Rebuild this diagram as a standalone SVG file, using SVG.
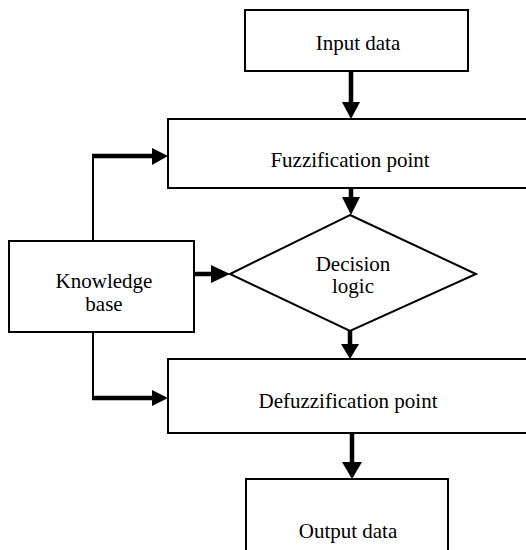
<svg xmlns="http://www.w3.org/2000/svg" width="526" height="550" viewBox="0 0 526 550">
<style>
.box{fill:#fff;stroke:#000;stroke-width:2}
text{font-family:'Liberation Serif','DejaVu Serif',serif;font-size:21px;fill:#000;text-anchor:middle}
.thin{fill:none;stroke:#000;stroke-width:2}
.thick{fill:none;stroke:#000;stroke-width:4.5}
.head{fill:#000;stroke:none}
</style>
<rect width="526" height="550" fill="#fff"/>
<g id="input">
<rect class="box" x="245" y="10" width="223" height="61"/>
<text x="358" y="50">Input data</text>
</g>
<g id="fuzzification">
<rect class="box" x="168" y="119" width="370" height="69"/>
<text x="350" y="167">Fuzzification point</text>
</g>
<g id="decision">
<polygon class="box" points="350,215 476,274 350,331 230,274"/>
<text x="353" y="271">Decision</text>
<text x="353" y="293">logic</text>
</g>
<g id="knowledge">
<rect class="box" x="9" y="241" width="185" height="91"/>
<text x="104" y="288">Knowledge</text>
<text x="104" y="311">base</text>
</g>
<g id="defuzzification">
<rect class="box" x="168" y="359" width="370" height="74"/>
<text x="348" y="408">Defuzzification point</text>
</g>
<g id="output">
<rect class="box" x="246" y="479" width="202" height="80"/>
<text x="348" y="538">Output data</text>
</g>
<g id="connectors">
<line class="thick" x1="351" y1="71" x2="351" y2="104"/>
<polygon class="head" points="342,102 360,102 351,119"/>
<line class="thick" x1="351" y1="188" x2="351" y2="199"/>
<polygon class="head" points="342,197 360,197 351,215"/>
<line class="thick" x1="350" y1="331" x2="350" y2="346"/>
<polygon class="head" points="341,344 359,344 350,359"/>
<line class="thick" x1="352" y1="433" x2="352" y2="464"/>
<polygon class="head" points="342,462 362,462 352,479"/>
<line class="thick" x1="194" y1="274" x2="213" y2="274"/>
<polygon class="head" points="211,265 211,283 230,274"/>
<polyline class="thin" points="93,241 93,156"/>
<line class="thick" x1="92" y1="156" x2="154" y2="156"/>
<polygon class="head" points="152,148 152,165 168,156"/>
<polyline class="thin" points="93,332 93,398"/>
<line class="thick" x1="92" y1="398" x2="154" y2="398"/>
<polygon class="head" points="152,390 152,406 168,398"/>
</g>
</svg>
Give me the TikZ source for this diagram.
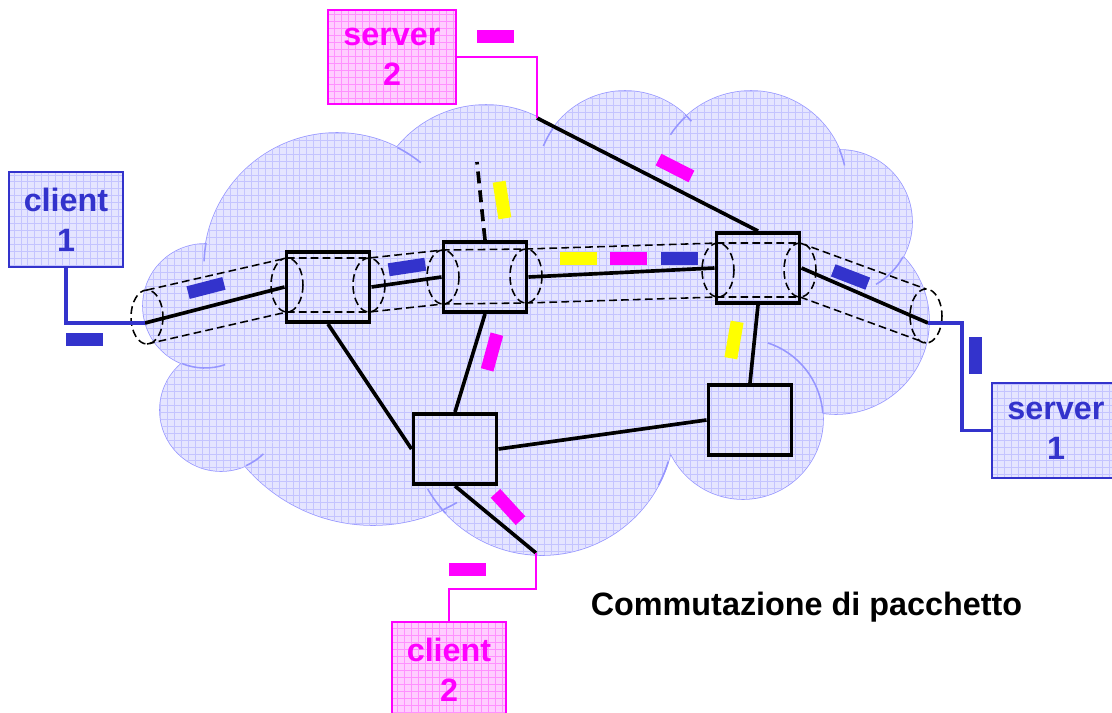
\documentclass[tikz,border=0pt]{standalone}
\usepackage{fontspec}
\setmainfont{Liberation Sans}
\usetikzlibrary{patterns}

\definecolor{cblue}{RGB}{51,51,204}
\definecolor{cmag}{RGB}{255,0,255}
\definecolor{cyel}{RGB}{255,255,0}
\definecolor{cloudbg}{RGB}{229,229,255}
\definecolor{cloudgrid}{RGB}{196,196,255}
\definecolor{cloudline}{RGB}{150,150,255}
\definecolor{pinkbg}{RGB}{255,206,255}
\definecolor{pinkgrid}{RGB}{255,145,255}

\pgfdeclarepatternformonly{finegrid}{\pgfqpoint{-1pt}{-1pt}}{\pgfqpoint{6pt}{6pt}}{\pgfqpoint{4.96pt}{4.96pt}}{%
  \pgfsetlinewidth{0.6pt}%
  \pgfpathmoveto{\pgfqpoint{0pt}{0pt}}\pgfpathlineto{\pgfqpoint{0pt}{4.96pt}}%
  \pgfpathmoveto{\pgfqpoint{0pt}{0pt}}\pgfpathlineto{\pgfqpoint{4.96pt}{0pt}}%
  \pgfusepath{stroke}}

\begin{document}
\begin{tikzpicture}[x=0.025cm, y=-0.025cm, >=stealth,
    cloudedge/.style={draw=cloudline, line width=1.1pt},
    cloudpart/.style={preaction={fill=cloudbg}, pattern=finegrid, pattern color=cloudgrid},
    switch/.style={draw, line width=2.8pt, minimum width=2.075cm, minimum height=1.75cm, inner sep=0pt},
    link/.style={line width=2.6pt},
    bigdash/.style={line width=2.6pt, dash pattern=on 8.5pt off 5pt},
    tube/.style={line width=1.1pt, dash pattern=on 5.5pt off 3pt},
    pkt/.style={minimum width=0.925cm, minimum height=0.325cm, inner sep=0pt},
    host/.style={line width=1.8pt, minimum width=2.85cm, minimum height=2.375cm, align=center,
      font=\fontsize{23}{28.5}\selectfont\bfseries},
    bluehost/.style={host, draw=cblue, text=cblue, preaction={fill=cloudbg}, pattern=finegrid, pattern color=cloudgrid},
    pinkhost/.style={host, draw=cmag, text=cmag, preaction={fill=pinkbg}, pattern=finegrid, pattern color=pinkgrid},
    blueline/.style={draw=cblue, line width=2.5pt},
    magline/.style={draw=cmag, line width=2pt}]
\useasboundingbox (0,0) rectangle (1112,712);
\clip (0,0) rectangle (1112,712);

\def\lumps{337/266/133, 486/220/115, 625/179/88, 751/187/96, 840/222/72, 836/321/93,
  743/419/80, 542/423/132, 373/357/168, 221/410/61, 205/306/62}
\foreach \cx/\cy/\r in \lumps {\draw[cloudedge] (\cx,\cy) circle (\r);}
\path[cloudpart] (337,266) -- (486,220) -- (625,179) -- (751,187) -- (840,222) -- (836,321)
  -- (743,419) -- (542,423) -- (373,357) -- (221,410) -- (205,306) -- cycle;
\foreach \cx/\cy/\r in \lumps {\path[cloudpart] (\cx,\cy) circle (\r);}
\foreach \cx/\cy/\r/\a/\b in {337/266/133/-63/-51, 337/266/133/-170/-178, 625/179/88/-158/-145,
    625/179/88/-47/-41, 751/187/96/-147/-133, 751/187/96/-23/-13, 840/222/72/29/60,
    743/419/80/-72/-4, 542/423/132/17/28, 542/423/132/137/150, 373/357/168/60/66,
    221/410/61/46/66, 205/306/62/71/112}
  \draw[cloudedge] ({\cx+\r*cos(\a)},{\cy+\r*sin(\a)}) arc[start angle=\a, end angle=\b, radius=\r];

% virtual circuit
\foreach \x/\y in {147/317, 287/285, 369/285, 443/277, 526/276, 718/270, 800/270, 926/316}
  \draw[tube] (\x,\y) ellipse [x radius=16, y radius=27];
\draw[tube] (147,290) -- (287,258) -- (369,258) -- (443,250) -- (526,249) -- (718,243) -- (800,243) -- (926,289);
\draw[tube] (147,344) -- (287,312) -- (369,312) -- (443,304) -- (526,303) -- (718,297) -- (800,297) -- (926,343);

\node[switch] (s1) at (328,287) {};
\node[switch] (s2) at (485,277) {};
\node[switch] (s3) at (758,268) {};
\node[switch] (s4) at (455,449) {};
\node[switch] (s5) at (750,420) {};

\coordinate (e1) at (145,323);
\coordinate (e2) at (928,323);
\coordinate (e3) at (537,118);
\coordinate (e4) at (536,553);
\coordinate (up) at (477,162);

\draw[link] (e1) -- (s1.west);
\draw[link] (s1.east) -- (s2.west);
\draw[link] (s2.east) -- (s3.west);
\draw[link] (s3.east) -- (e2);
\draw[link] (e3) -- (s3.north);
\draw[bigdash] (s2.north) -- (up);
\draw[link] (s2.south) -- (s4.north);
\draw[link] (s1.south) -- (s4.west);
\draw[link] (s4.east) -- (s5.west);
\draw[link] (s3.south) -- (s5.north);
\draw[link] (s4.south) -- (e4);

\node[bluehost] (c1) at (66,219.5) {client\\1};
\node[bluehost, minimum width=3.2cm] (sv1) at (1056,430.5) {server\\1};
\node[pinkhost, minimum width=3.2cm, minimum height=2.35cm] (sv2) at (392,57) {server\\2};
\node[pinkhost] (cl2) at (449,669.5) {client\\2};

\draw[blueline] (c1.south) |- (e1);
\draw[blueline] (e2) -- ++(34,0) |- (sv1.west);
\draw[magline] (sv2.east) -| (e3);
\draw[magline] (e4) -- ++(0,36) -| (cl2.north);

% packets
\node[pkt, fill=cblue] (pk1) at (84.5,339.5) {};
\node[pkt, fill=cblue, rotate=14.5] (pk2) at (206,288) {};
\node[pkt, fill=cblue, rotate=8.6] (pk3) at (407,267) {};
\node[pkt, fill=cyel, rotate=-81] (pk4) at (502,200) {};
\node[pkt, fill=cyel] (pk5) at (578.5,258.5) {};
\node[pkt, fill=cmag] (pk6) at (628.5,258.5) {};
\node[pkt, fill=cblue] (pk7) at (679,258.5) {};
\node[pkt, fill=cblue, rotate=-21] (pk8) at (850.5,277) {};
\node[pkt, fill=cblue, rotate=90] (pk9) at (975,355.5) {};
\node[pkt, fill=cmag, rotate=74.7] (pk10) at (492,352) {};
\node[pkt, fill=cyel, rotate=80.2] (pk11) at (734,340) {};
\node[pkt, fill=cmag, rotate=-47.5] (pk12) at (508,507) {};
\node[pkt, fill=cmag] (pk13) at (467.5,569.5) {};
\node[pkt, fill=cmag] (pk14) at (495.5,36.5) {};
\node[pkt, fill=cmag, rotate=-27] (pk15) at (675,168) {};

\node[font=\fontsize{23}{28.5}\selectfont\bfseries, anchor=base] (ttl) at (806.5,615) {Commutazione di pacchetto};
\end{tikzpicture}
\end{document}
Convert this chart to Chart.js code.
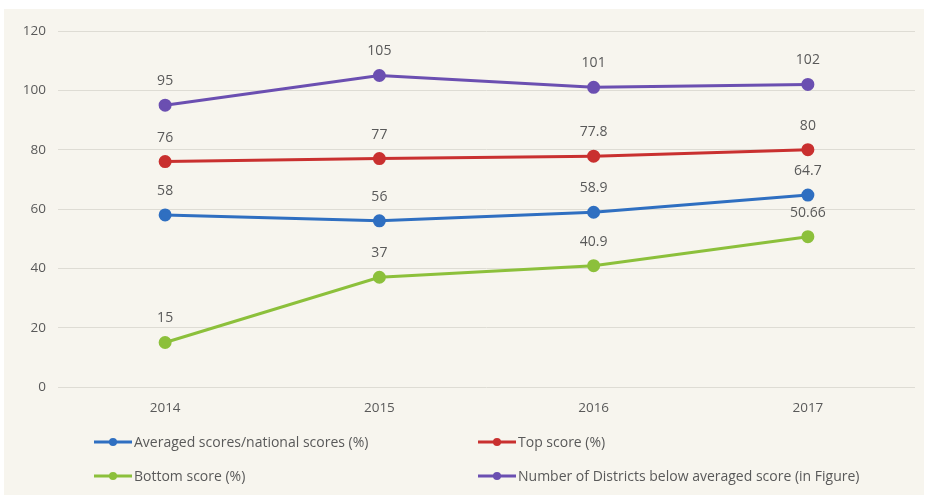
┄┄┄┄┄┄
__Aim of the task__
How many of these lines contain "this"? Write only the number.

__Finished task__
3